TASK INSTRUCTIONS >>
List each line in which the string "matplotlib" appears.
(begin)
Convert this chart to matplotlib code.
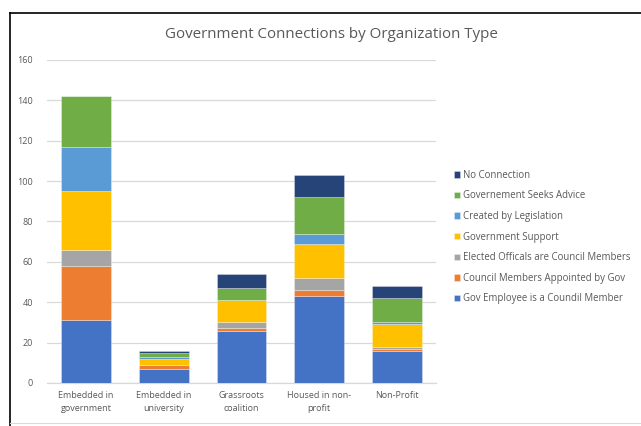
import matplotlib
matplotlib.use("Agg")
import matplotlib.pyplot as plt
from matplotlib.lines import Line2D
import numpy as np

categories = ["Embedded in\ngovernment", "Embedded in\nuniversity", "Grassroots\ncoalition",
              "Housed in non-\nprofit", "Non-Profit"]
series_names = ["Gov Employee is a Coundil Member", "Council Members Appointed by Gov",
                "Elected Officals are Council Members", "Government Support",
                "Created by Legislation", "Governement Seeks Advice", "No Connection"]
gov_employee = [31, 7, 26, 43, 16]
council_appointed = [27, 2, 1, 3, 1]
elected_officials = [8, 0, 3, 6, 1]
government_support = [29, 3, 11, 17, 11]
created_by_legislation = [22, 1, 0, 5, 1]
seeks_advice = [25, 2, 6, 18, 12]
no_connection = [0, 1, 7, 11, 6]
series_values = [gov_employee, council_appointed, elected_officials, government_support,
                 created_by_legislation, seeks_advice, no_connection]
colors = ["#4472C4", "#ED7D31", "#A5A5A5", "#FFC000", "#5B9BD5", "#70AD47", "#264478"]
y_ticks = [0, 20, 40, 60, 80, 100, 120, 140, 160]

plt.rcParams['font.family'] = ['Open Sans', 'DejaVu Sans']

fig = plt.figure(figsize=(6.41, 4.26), dpi=100)
ax = fig.add_axes([47/641, 1-383/426, 389/641, 323/426])

x = np.arange(len(categories))
bottom = np.zeros(len(categories))
handles = []
for name, vals, c in zip(series_names, series_values, colors):
    vals = np.array(vals, dtype=float)
    b = ax.bar(x, vals, width=0.64, bottom=bottom, color=c, label=name,
               edgecolor=(1, 1, 1, 0.35), linewidth=0.6, zorder=3)
    handles.append(b)
    bottom += vals

ax.set_xlim(-0.5, len(categories) - 0.5)
ax.set_ylim(0, 160)
ax.set_yticks(y_ticks)
ax.set_xticks(x)
ax.set_xticklabels(categories, fontsize=6.5, color="#595959", linespacing=1.5)
ax.tick_params(axis='y', labelsize=6.5, colors="#595959", length=0, pad=10)
ax.tick_params(axis='x', length=0, pad=6)
ax.grid(axis='y', color="#D9D9D9", linewidth=0.9, zorder=0)
for s in ["top", "right", "left"]:
    ax.spines[s].set_visible(False)
ax.spines["bottom"].set_color("#D9D9D9")
ax.spines["bottom"].set_linewidth(0.9)

fig.text(331/641, 1-34/426, "Government Connections by Organization Type",
         ha="center", va="center", fontsize=10.9, color="#595959")

leg = fig.legend(handles[::-1], series_names[::-1], loc="upper left",
                 bbox_to_anchor=(450/641, 1-166/426), frameon=False,
                 fontsize=6.9, labelcolor="#595959", handlelength=0.65, handleheight=0.65,
                 handletextpad=0.3, labelspacing=1.0, borderaxespad=0)

fig.add_artist(Line2D([10/641, 1.0], [1-13/426, 1-13/426], color="black", linewidth=1.2,
                      transform=fig.transFigure))
fig.add_artist(Line2D([10/641, 10/641], [0, 1-13/426], color="black", linewidth=1.2,
                      transform=fig.transFigure))
fig.add_artist(Line2D([10/641, 1.0], [1-423/426, 1-423/426], color="#D9D9D9", linewidth=0.8,
                      transform=fig.transFigure))

fig.savefig("out.png", dpi=100)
(end)
THE RESPONSE >>
Convert this chart to matplotlib code.
import matplotlib
matplotlib.use("Agg")
import matplotlib.pyplot as plt
from matplotlib.lines import Line2D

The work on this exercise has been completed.